John Barton’s trip to London is an important turning point for his character, because it is this trip that strips away his remaining faith in humanity. Barton, like Gaskell, believed that the upper class and Parliament did not do anything to alleviate the rampant poverty because they were ignorant to it. However, Barton's beliefs are shattered when it becomes clear that Parliament has no intention of hearing from England's poorest citizens and has instead simply let them suffer. While Barton may have failed in his efforts to enlighten Parliament, Gaskell did her best to give a voice to the poor by writing this novel. She desired to show the members of the upper class how terrible life was for those who did not earn a living wage. By telling the stories of the poor and downtrodden in Mary Barton, Gaskell uses her writing as a window into real life in these industrial downs. She shows the human side of poverty.
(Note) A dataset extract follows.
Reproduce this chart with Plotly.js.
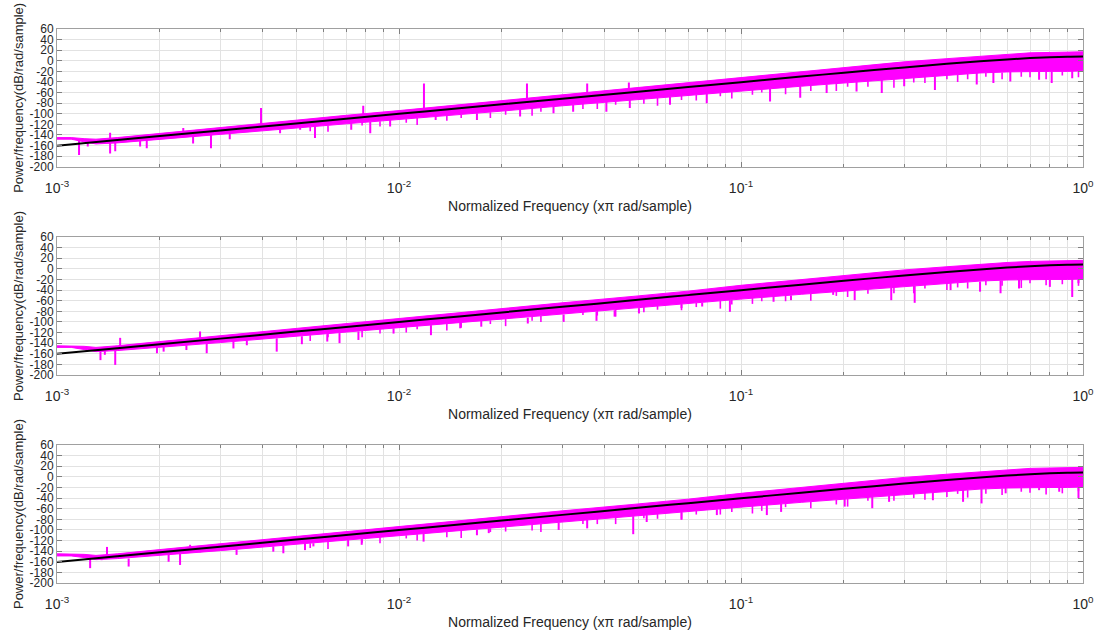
<!DOCTYPE html>
<html><head><meta charset="utf-8">
<script src="https://cdn.plot.ly/plotly-3.0.1.min.js"></script>
<style>html,body{margin:0;padding:0;background:#fff}#chart{width:1102px;height:634px}</style>
</head><body><div id="chart"></div>
<script>
// ---- reference (black) curve, shared by all panels ----
const refFreq = [0.001, 0.0015, 0.002, 0.003, 0.005, 0.007, 0.01, 0.015, 0.02, 0.03, 0.05, 0.07, 0.1, 0.15, 0.2, 0.3, 0.4, 0.5, 0.6, 0.7, 0.8, 0.9, 1.0];
const refDb   = [-160.2, -149.6, -142.1, -131.5, -118.2, -109.5, -100.2, -89.6, -82.1, -71.6, -58.3, -49.5, -40.3, -29.8, -22.5, -12.5, -5.8, -1.0, 2.5, 5.1, 6.8, 7.7, 8.1];

// ---- magenta estimate: envelope of the dense band ----
const envFreq = [0.001, 0.0011, 0.0012, 0.0013, 0.0015, 0.002, 0.003, 0.005, 0.007, 0.01, 0.015, 0.02, 0.03, 0.05, 0.07, 0.1, 0.15, 0.2, 0.3, 0.4, 0.5, 0.6, 0.7, 0.8, 0.9, 1.0];
const p1Upper = [-145, -145, -147, -148, -145, -137, -126, -112, -103, -94, -83, -75, -64, -51, -42, -32, -21, -13, -2, 4, 9, 12, 15, 16, 17, 17];
const p1Lower = [-148, -148, -153, -157, -155, -148, -139, -127, -119, -111, -102, -95, -85, -73, -65, -57, -48, -42, -33, -27, -23, -21, -20, -20, -20, -19];
const p2Upper = [-145, -145, -146, -148, -145, -137, -126, -112, -103, -94, -83, -75, -64, -51, -42, -31, -20, -12, -2, 4, 9, 12, 14, 15, 16, 16];
const p2Lower = [-148, -148, -152, -156, -154, -148, -139, -127, -119, -111, -102, -95, -85, -73, -65, -57, -48, -42, -33, -27, -23, -21, -20, -20, -20, -19];
const p3Upper = [-145, -145, -146, -148, -145, -137, -126, -112, -103, -94, -83, -75, -64, -51, -42, -31, -20, -12, -1, 5, 10, 13, 16, 17, 18, 18];
const p3Lower = [-149, -149, -152, -156, -154, -148, -139, -127, -119, -111, -102, -95, -85, -73, -65, -57, -48, -42, -33, -27, -23, -21, -20, -20, -20, -19];

// ---- larger downward dips (frequency, top, bottom) ----
const p1DipF   = [0.00116, 0.00123, 0.00143, 0.00148, 0.00175, 0.00183, 0.0025, 0.00282, 0.0032, 0.00449, 0.00514, 0.00568, 0.00725, 0.00824, 0.00942, 0.0128, 0.0169, 0.0226, 0.0283, 0.0323, 0.0404, 0.0473, 0.062, 0.0794, 0.1216, 0.149, 0.178, 0.2177, 0.258, 0.30, 0.369, 0.489, 0.547, 0.613, 0.744, 0.81, 0.93];
const p1DipTop = [-150, -153, -154, -154, -150, -149, -143, -140, -137, -130, -126, -124, -118, -115, -112, -105, -99, -93, -87, -83, -78, -74, -68, -62, -53, -48, -45, -40, -36, -33, -29, -23, -22, -21, -20, -20, -19];
const p1DipLow = [-178, -162, -175, -171, -162, -165, -156, -165, -148, -137, -130, -146, -130, -137, -124, -112, -112, -105, -99, -96, -96, -89, -83, -80, -77, -70, -61, -58, -61, -48, -55, -45, -42, -39, -36, -42, -33];

const p2DipF   = [0.00122, 0.00134, 0.00138, 0.00148, 0.00196, 0.00205, 0.00239, 0.00274, 0.00328, 0.00359, 0.00439, 0.0052, 0.00617, 0.0067, 0.00761, 0.00964, 0.0124, 0.0151, 0.0174, 0.0238, 0.0303, 0.0378, 0.0427, 0.0503, 0.067, 0.077, 0.0928, 0.1245, 0.14, 0.186, 0.215, 0.275, 0.322, 0.41, 0.5, 0.574, 0.65, 0.8, 0.93, 0.97];
const p2DipTop = [-150, -156, -155, -154, -148, -147, -144, -141, -137, -135, -131, -127, -123, -121, -118, -112, -106, -101, -98, -92, -86, -81, -78, -74, -67, -64, -59, -52, -50, -43, -40, -35, -32, -27, -24, -22, -21, -20, -19, -19];
const p2DipLow = [-156, -172, -162, -181, -159, -156, -153, -159, -150, -144, -156, -142, -137, -140, -134, -122, -125, -112, -109, -103, -100, -98, -90, -84, -74, -71, -81, -62, -59, -49, -59, -59, -64, -40, -43, -46, -37, -34, -53, -27];

const p3DipF   = [0.00125, 0.00135, 0.00162, 0.00183, 0.00212, 0.00229, 0.00262, 0.00335, 0.00429, 0.00459, 0.00531, 0.00562, 0.0071, 0.00778, 0.0118, 0.0169, 0.0183, 0.0293, 0.0355, 0.0484, 0.053, 0.067, 0.085, 0.119, 0.131, 0.201, 0.242, 0.271, 0.364, 0.446, 0.505, 0.594, 0.744, 0.852, 0.97];
const p3DipTop = [-151, -155, -154, -150, -147, -145, -142, -137, -131, -130, -126, -125, -119, -117, -107, -99, -97, -86, -81, -74, -72, -67, -61, -53, -51, -41, -37, -35, -29, -25, -23, -21, -20, -20, -19];
const p3DipLow = [-172, -157, -169, -150, -160, -166, -141, -147, -141, -144, -138, -131, -131, -128, -122, -110, -106, -100, -97, -108, -85, -81, -72, -72, -66, -56, -59, -47, -44, -47, -50, -31, -25, -28, -40];

// ---- smaller dips along the lower edge of the dense band ----
const edgeDipF   = [0.0055, 0.0062, 0.0078, 0.0088, 0.0105, 0.0113, 0.0138, 0.0152, 0.0185, 0.0205, 0.0245, 0.026, 0.0345, 0.038, 0.043, 0.052, 0.057, 0.067, 0.074, 0.087, 0.094, 0.108, 0.115, 0.135, 0.16, 0.19, 0.205, 0.235, 0.28, 0.32, 0.345, 0.4, 0.43, 0.46, 0.52, 0.58, 0.66, 0.7, 0.78, 0.87, 0.97];
const edgeDipTop = [-125, -122, -116, -114, -110, -108, -104, -102, -97, -94, -90, -89, -81, -79, -77, -72, -70, -66, -64, -60, -58, -55, -54, -51, -47, -43, -41, -38, -35, -32, -30, -27, -26, -25, -23, -22, -21, -20, -20, -20, -19];
const p1EdgeLow  = [-133, -134, -122, -124, -117, -121, -113, -108, -108, -102, -104, -96, -91, -91, -83, -81, -85, -74, -75, -67, -71, -64, -60, -63, -57, -57, -49, -49, -51, -41, -42, -35, -40, -35, -30, -35, -30, -31, -35, -28, -31];
const p2EdgeLow  = [-136, -129, -129, -122, -120, -114, -116, -111, -104, -108, -98, -100, -87, -88, -90, -82, -77, -78, -72, -75, -67, -66, -61, -61, -60, -51, -53, -47, -46, -46, -37, -40, -35, -37, -31, -32, -36, -27, -31, -29, -32];
const p3EdgeLow  = [-134, -136, -124, -125, -116, -120, -114, -115, -104, -103, -101, -104, -89, -89, -89, -78, -79, -79, -71, -71, -66, -69, -64, -57, -59, -52, -56, -45, -45, -40, -43, -38, -32, -39, -32, -34, -28, -30, -33, -31, -27];

// ---- upward spikes (frequency, base, top) ----
const p1SpikeF    = [0.00143, 0.00234, 0.00395, 0.00786, 0.01183, 0.02367, 0.0355, 0.047];
const p1SpikeBase = [-150, -137, -124, -104, -94, -77, -65, -57];
const p1SpikeTop  = [-136, -127, -89, -85, -43, -43, -43, -41];
const p2SpikeF    = [0.00153, 0.00262];
const p2SpikeBase = [-150, -137];
const p2SpikeTop  = [-130, -118];
const p3SpikeF    = [0.0014, 0.00245];
const p3SpikeBase = [-150, -143];
const p3SpikeTop  = [-132, -128];

// ---- axis labels ----
const xTickVals = [0.001, 0.01, 0.1, 1];
const xTickText = ['10<sup>-3</sup>', '10<sup>-2</sup>', '10<sup>-1</sup>', '10<sup>0</sup>'];
const xMinorVals = [0.002,0.003,0.004,0.005,0.006,0.007,0.008,0.009,0.02,0.03,0.04,0.05,0.06,0.07,0.08,0.09,0.2,0.3,0.4,0.5,0.6,0.7,0.8,0.9];
const yTickVals = [-200,-180,-160,-140,-120,-100,-80,-60,-40,-20,0,20,40,60];
const yTickText = ['-200','-180','-160','-140','-120','-100','-80','-60','-40','-20','0','20','40','60'];
const xTitle = 'Normalized Frequency (x\u03c0 rad/sample)';
const yTitle = 'Power/frequency(dB/rad/sample)';

const MAG = '#ff00ff';
function segs(f, a, b) {
  const x = [], y = [];
  for (let i = 0; i < f.length; i++) { x.push(f[i], f[i], null); y.push(a[i], b[i], null); }
  return {x, y};
}
const panels = [
  {up: p1Upper, lo: p1Lower, dF: p1DipF, dT: p1DipTop, dL: p1DipLow, eL: p1EdgeLow, sF: p1SpikeF, sB: p1SpikeBase, sT: p1SpikeTop},
  {up: p2Upper, lo: p2Lower, dF: p2DipF, dT: p2DipTop, dL: p2DipLow, eL: p2EdgeLow, sF: p2SpikeF, sB: p2SpikeBase, sT: p2SpikeTop},
  {up: p3Upper, lo: p3Lower, dF: p3DipF, dT: p3DipTop, dL: p3DipLow, eL: p3EdgeLow, sF: p3SpikeF, sB: p3SpikeBase, sT: p3SpikeTop}
];
const data = [];
panels.forEach((p, i) => {
  const xa = i === 0 ? 'x' : 'x' + (i + 1);
  const ya = i === 0 ? 'y' : 'y' + (i + 1);
  data.push({x: envFreq, y: p.up, xaxis: xa, yaxis: ya, mode: 'lines', line: {color: MAG, width: 1}, hoverinfo: 'skip', showlegend: false});
  data.push({x: envFreq, y: p.lo, xaxis: xa, yaxis: ya, mode: 'lines', line: {color: MAG, width: 1}, fill: 'tonexty', fillcolor: MAG, hoverinfo: 'skip', showlegend: false});
  const d = segs(p.dF, p.dT, p.dL);
  data.push({x: d.x, y: d.y, xaxis: xa, yaxis: ya, mode: 'lines', line: {color: MAG, width: 2}, connectgaps: false, hoverinfo: 'skip', showlegend: false});
  const e = segs(edgeDipF, edgeDipTop, p.eL);
  data.push({x: e.x, y: e.y, xaxis: xa, yaxis: ya, mode: 'lines', line: {color: MAG, width: 1.6}, connectgaps: false, hoverinfo: 'skip', showlegend: false});
  const s = segs(p.sF, p.sB, p.sT);
  data.push({x: s.x, y: s.y, xaxis: xa, yaxis: ya, mode: 'lines', line: {color: MAG, width: 2}, connectgaps: false, hoverinfo: 'skip', showlegend: false});
  data.push({x: refFreq, y: refDb, xaxis: xa, yaxis: ya, mode: 'lines', line: {color: '#000000', width: 2, shape: 'spline'}, hoverinfo: 'skip', showlegend: false});
});

const FONT = 'Liberation Sans, Arial, sans-serif';
function xAxis(anchor) {
  return {
    type: 'log', range: [-3, 0], anchor: anchor, domain: [0, 1],
    tickvals: xTickVals, ticktext: xTickText,
    ticks: 'inside', ticklen: 5, tickcolor: '#808080', ticklabelstandoff: 8,
    showline: true, linecolor: '#a0a0a0', linewidth: 1, mirror: 'ticks',
    showgrid: true, gridcolor: '#e2e2e2', gridwidth: 1, zeroline: false,
    minor: {tickvals: xMinorVals, ticks: 'inside', ticklen: 3, tickcolor: '#808080', showgrid: true, gridcolor: '#e2e2e2', gridwidth: 1},
    tickfont: {family: FONT, size: 14, color: '#262626'},
    title: {text: xTitle, font: {family: FONT, size: 14, color: '#262626'}, standoff: 6},
    automargin: false
  };
}
function yAxis(anchor, dom) {
  return {
    range: [-200, 60], anchor: anchor, domain: dom,
    tickvals: yTickVals, ticktext: yTickText,
    ticks: 'inside', ticklen: 5, tickcolor: '#808080',
    showline: true, linecolor: '#a0a0a0', linewidth: 1, mirror: 'ticks',
    showgrid: true, gridcolor: '#e2e2e2', gridwidth: 1, zeroline: false,
    tickfont: {family: FONT, size: 12, color: '#262626'},
    title: {text: yTitle, font: {family: FONT, size: 13, color: '#262626'}, standoff: 3},
    automargin: false
  };
}
const layout = {
  width: 1102, height: 634, autosize: false,
  paper_bgcolor: '#ffffff', plot_bgcolor: '#ffffff',
  margin: {l: 57, r: 19, t: 29, b: 51},
  showlegend: false,
  xaxis: xAxis('y'), xaxis2: xAxis('y2'), xaxis3: xAxis('y3'),
  yaxis: yAxis('x', [0.7514, 1]), yaxis2: yAxis('x2', [0.3755, 0.6245]), yaxis3: yAxis('x3', [0, 0.249])
};
Plotly.newPlot('chart', data, layout, {staticPlot: true, displayModeBar: false});
</script>
</body></html>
Meanwhile, addiction to illicit substances, like opium and alcohol, had started to become a prevalent problem in Victorian England, especially among the lower classes. There were few outlets for rehabilitation, and those who became trapped in the cycle of addiction had little means of escape. In this section, John Barton starts taking opium to reduce his hunger pangs, because the drug is cheaper than food. Similarly, Esther uses alcohol to numb her senses and thus tolerate her life as a prostitute.
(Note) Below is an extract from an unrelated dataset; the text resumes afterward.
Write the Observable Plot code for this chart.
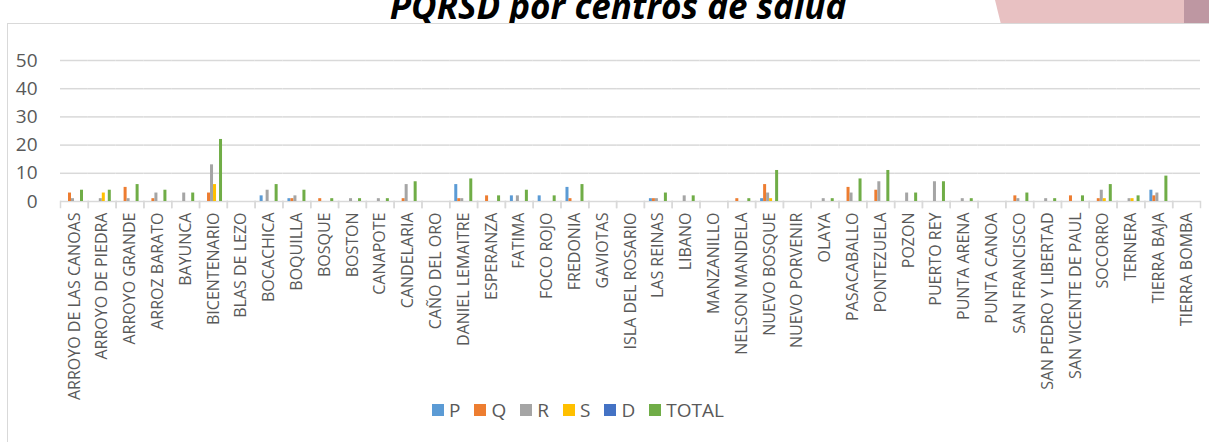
<!DOCTYPE html>
<html>
<head>
<meta charset="utf-8">
<script src="https://cdn.jsdelivr.net/npm/d3@7"></script>
<script src="https://cdn.jsdelivr.net/npm/@observablehq/plot@0.6"></script>
<style>
  html, body { margin: 0; padding: 0; background: #fff; }
  #wrap { position: relative; width: 1209px; height: 442px; overflow: hidden; font-family: "Open Sans", sans-serif; }
  #title { position: absolute; left: 0; top: 0; width: 1236px; height: 23px; overflow: hidden; }
  #title span { position: absolute; left: 0; right: 0; top: -18px; text-align: center; font-size: 35px; line-height: 48px; font-weight: bold; font-style: italic; color: #000; white-space: nowrap; }
  #pink { position: absolute; left: 995px; top: 0; width: 189px; height: 23px; background: #E8C1C2; clip-path: polygon(0 0, 100% 0, 100% 100%, 3% 100%); }
  #mauve { position: absolute; left: 1184px; top: 0; width: 25px; height: 23px; background: #BE97A2; }
  #box { position: absolute; left: 7px; top: 23px; width: 1300px; height: 500px; border-left: 1px solid #D9D9D9; border-top: 1px solid #D9D9D9; }
  #chart { position: absolute; left: 0; top: 0; }
  #chart g[aria-label="y-axis tick label"] { font-size: 19px; }
  #legend { position: absolute; left: 432px; top: 397px; display: flex; align-items: center; font-size: 19px; color: #595959; }
  #legend .item { display: flex; align-items: center; margin-right: 14px; }
  #legend .sw { width: 12px; height: 12px; margin-right: 5px; }
</style>
</head>
<body>
<div id="wrap">
  <div id="title"><span>PQRSD por centros de salud</span></div>
  <div id="pink"></div>
  <div id="mauve"></div>
  <div id="box"></div>
  <div id="chart"></div>
  <div id="legend"></div>
</div>
<script>
const centros = ["ARROYO DE LAS CANOAS","ARROYO DE PIEDRA","ARROYO GRANDE","ARROZ BARATO","BAYUNCA","BICENTENARIO","BLAS DE LEZO","BOCACHICA","BOQUILLA","BOSQUE","BOSTON","CANAPOTE","CANDELARIA","CAÑO DEL ORO","DANIEL LEMAITRE","ESPERANZA","FATIMA","FOCO ROJO","FREDONIA","GAVIOTAS","ISLA DEL ROSARIO","LAS REINAS","LIBANO","MANZANILLO","NELSON MANDELA","NUEVO BOSQUE","NUEVO PORVENIR","OLAYA","PASACABALLO","PONTEZUELA","POZON","PUERTO REY","PUNTA ARENA","PUNTA CANOA","SAN FRANCISCO","SAN PEDRO Y LIBERTAD","SAN VICENTE DE PAUL","SOCORRO","TERNERA","TIERRA BAJA","TIERRA BOMBA"];
const series = ["P","Q","R","S","D","TOTAL"];
const colores = ["#5B9BD5","#ED7D31","#A5A5A5","#FFC000","#4472C4","#70AD47"];
const yTicks = [0,10,20,30,40,50];
const P = [0,0,0,0,0,0,0,2,1,0,0,0,0,0,6,0,2,2,5,0,0,1,0,0,0,1,0,0,0,0,0,0,0,0,0,0,0,0,0,4,0];
const Q = [3,0,5,1,0,3,0,0,1,1,0,0,1,0,1,2,0,0,1,0,0,1,0,0,1,6,0,0,5,4,0,0,0,0,2,0,2,1,0,2,0];
const R = [1,1,1,3,3,13,0,4,2,0,1,1,6,0,1,0,2,0,0,0,0,1,2,0,0,3,0,1,3,7,3,7,1,0,1,1,0,4,1,3,0];
const S = [0,3,0,0,0,6,0,0,0,0,0,0,0,0,0,0,0,0,0,0,0,0,0,0,0,1,0,0,0,0,0,0,0,0,0,0,0,1,1,0,0];
const D = [0,0,0,0,0,0,0,0,0,0,0,0,0,0,0,0,0,0,0,0,0,0,0,0,0,0,0,0,0,0,0,0,0,0,0,0,0,0,0,0,0];
const TOTAL = [4,4,6,4,3,22,0,6,4,1,1,1,7,0,8,2,4,2,6,0,0,3,2,0,1,11,0,1,8,11,3,7,1,0,3,1,2,6,2,9,0];

const valores = {P, Q, R, S, D, TOTAL};
const data = [];
centros.forEach((c, i) => series.forEach(s => data.push({centro: c, serie: s, valor: valores[s][i]})));

const grid = "#D9D9D9";
const plot = Plot.plot({
  width: 1209,
  height: 410,
  marginLeft: 60,
  marginRight: 9,
  marginTop: 60,
  marginBottom: 209,
  style: {fontFamily: "Open Sans", fontSize: "16px", color: "#595959", background: "transparent"},
  fx: {domain: centros, padding: 0, label: null, axis: null},
  x: {domain: series, paddingInner: 0, paddingOuter: 1.09, axis: null},
  y: {domain: [0, 50], axis: null},
  color: {domain: series, range: colores},
  marks: [
    Plot.ruleY(yTicks, {stroke: grid, strokeWidth: 1.5}),
    Plot.frame({anchor: "left", stroke: grid, strokeWidth: 1.5, insetTop: 135, dy: 6}),
    Plot.frame({anchor: "right", stroke: grid, strokeWidth: 1.5, insetTop: 135, dy: 6}),
    Plot.barY(data, {fx: "centro", x: "serie", y: "valor", fill: "serie"}),
    Plot.axisY({ticks: yTicks, tickSize: 0, tickPadding: 23, label: null}),
    Plot.axisFx({anchor: "bottom", tickSize: 0, tickPadding: 11, tickRotate: -90, label: null})
  ]
});
document.getElementById("chart").appendChild(plot);

const legend = document.getElementById("legend");
series.forEach((s, i) => {
  const it = document.createElement("div");
  it.className = "item";
  const sw = document.createElement("div");
  sw.className = "sw";
  sw.style.background = colores[i];
  const lb = document.createElement("span");
  lb.textContent = s;
  it.appendChild(sw); it.appendChild(lb);
  legend.appendChild(it);
});
</script>
</body>
</html>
John Barton’s meeting with Esther is an important turning point in Mary Barton. In this scene, Barton shows that he still blames Esther for Mary Sr's death, as well as revealing his growing tendency towards cruelty and violence. By this point in the novel, John Barton is firmly on a troubled path, and has certainly fallen from the grace and heroism he displayed in earlier chapters. He cannot fall back on the Christian principles of his youth and forgive his sister-in-law. However, Barton will pay dearly for his inability to pardon Esther, because she is only trying to help him protect Mary - but he cannot control his anger long enough to listen to her.